Perhaps they were asleep, or perhaps those awake could not hear the bare feet in the hard-packed dirt of the trail. None saw the enemy soldiers. Yet suddenly they were there in the midst of the patrollers. Lummis came alive first, giving a startled grunt and swinging his rifle upward at a figure standing next to him. The enemy leaped backward with a yelp, and for a few seconds the chaos was total as a dozen rifles exploded in a circle not twenty feet wide, with the patrollers firing up and the Viet Cong shooting down and some enemy soldier screaming at his men and Lummis yelling, “Stay down! Stay down and fire high!”

It was over in seven seconds. No more firing, just the quick fading of running feet, and silence.

“Sing out,” Lummis said quietly. “Is everybody O.K.?”

The responses came back from the dark amidst the metal whackings of magazines being changed.

“I didn't hear Page. Page. Page? Page, answer up.”

Nothing.

Lummis crawled over to the coconut tree. Page was still sitting upright. Lummis' order to get down had come too late for him. The youngest of the Marines was the first of them to die.

The Marines named the fort after him.

For a while after Page was killed, the night patrols did not venture farther from the fort than half a kilometer. This upset Lam, who insisted that it was up to the Marines and the PFs to dominate the night. If they could not, the village would remain under Viet Cong control.

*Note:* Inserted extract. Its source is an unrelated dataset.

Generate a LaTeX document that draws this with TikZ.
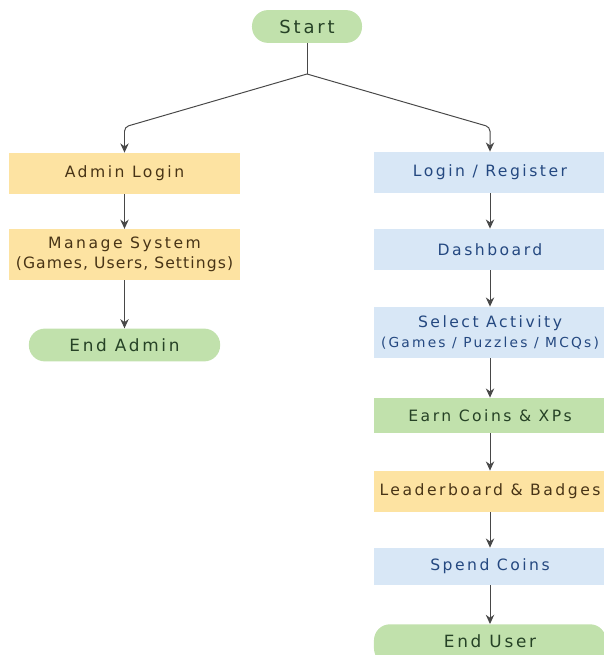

No police work, no RD promises, no political popularity of Phuoc, could compensate for the lack of military superiority within the seven hamlets.

Beebe agreed to push the patrols, but privately he doubted if the patrols could move as far as the My Hué area at night, let alone ever see the PFs fulfill Lam's expectation of controlling those three hamlets. Although they had been patrolling with the Marines for a few weeks, the PFs still hung back, a sure sign of how they rated the Marines in comparison to the VC. Far from inspiring confidence, the Marines seemed to be acting as a magnet for increased and more effective enemy violence. The RDs and the PFs and the police had seen no proof that they were safer for the presence of the Marines. And the people in the village had scarcely been affected by the Americans. A few villagers were richer for selling beer. That was all. The PFs, lacking any sort of military training, did not know how to move or shoot. What they did know, they had learned by trial and error, and many of their tactics minimized the short-term risks of death while ensuring an eventual total defeat. By coughing and kicking their feet on patrol, they hoped the VC would hear them coming, and, fearing a larger force, let them pass unmolested. By bunching closely together, each had a chance, if the VC did fire, that the bullets would hit someone else. In return, the VC faced little danger that the PFs would hit them, a fact demonstrated when the Marines lined up the PFs for target practice and watched slack-jawed as they missed a mud dike five feet high at fifty yards. Not only had they never been taught how to shoot; they had not been issued any ammunition for practice. Thus those with experience, such as Luong, the ex–Viet Minh, were frustrated in their attempts to help the others. And above all, fear of the Viet Cong was close to paralytic.

Lam was relying on the Marines to provide the antidote to that fear, while the Marines were relying on Lam for leadership. Beebe was due for rotation, having been in Vietnam for thirteen months. He did not want to leave at such a time but was forced to choose between an extension and his marriage. He chose his marriage and expected to be leaving within a few days. Lam promised to help his successor in whatever way he could.